Authorities previously said Marquez had legally purchased the high-powered guns.
The FBI investigated the rampage as an act of terrorism and said the Muslim couple was radicalized before they met online and communicated privately about “jihad and martyrdom” before they married.
President Barack Obama said he was briefed on the investigation Thursday and reiterated the federal government's commitment to find answers to all the unknowns in the case.
Marquez had deep ties with Farook that extended to a family connection.
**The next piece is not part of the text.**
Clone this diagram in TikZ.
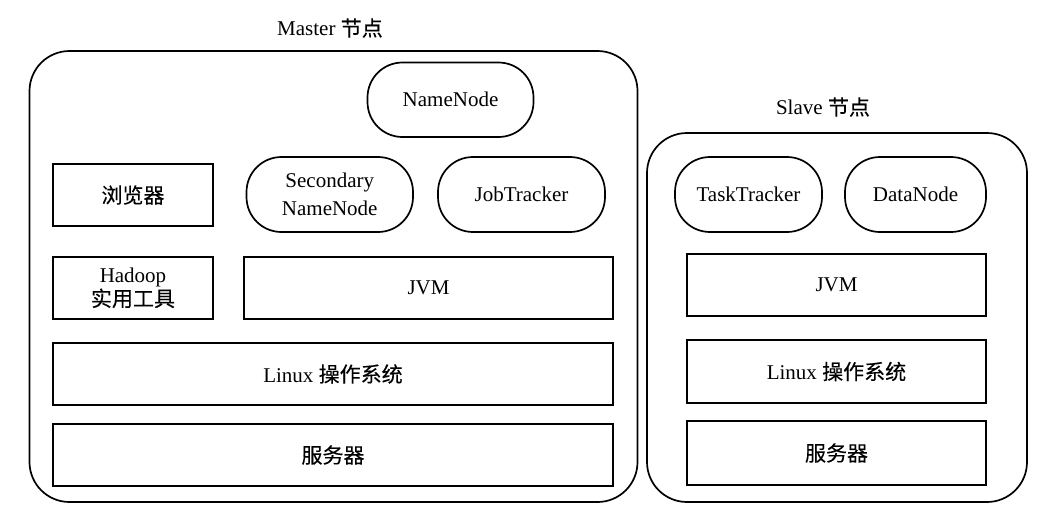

The two grew up next door to each other in Riverside and then became related through marriage.
Both men were witnesses at the wedding of Farook's brother, Raheel, to a Russian woman in 2011, according to Riverside County marriage records.
Last year, Marquez married the sister of Raheel Farook's wife. That made Marquez and Raheel Farook brothers-in-law and gave Marquez and Syed Rizwan Farook a sister-in-law in common.
A lengthy affidavit outlined evidence against Marquez, including statements he gave investigators over 11 days after he waived his rights to remain silent and be represented by a lawyer.
Four years ago, Marquez said, he and Farook planned to toss pipe bombs into the cafeteria at the community college they attended and then shoot people as they fled.
He said they also planned to throw pipe bombs on a busy section of freeway that has no exits, bringing traffic to a halt and then picking off motorists. Marquez would shoot from a nearby hillside, targeting police, as Farook fired at drivers from the road.
As part of the plan, Marquez bought two assault rifles — in November 2011 and February 2012. He said he agreed to buy them because "Farook looked Middle Eastern."
Authorities previously said Marquez had legally purchased the guns Farook and Malik used. But the charges allege that Marquez lied by signing paperwork that said the guns were for himself or a family member.
Those plans may never have come to light if not for the Dec. 2 terrorist attack.
Marquez faces an additional immigration charge for a sham marriage.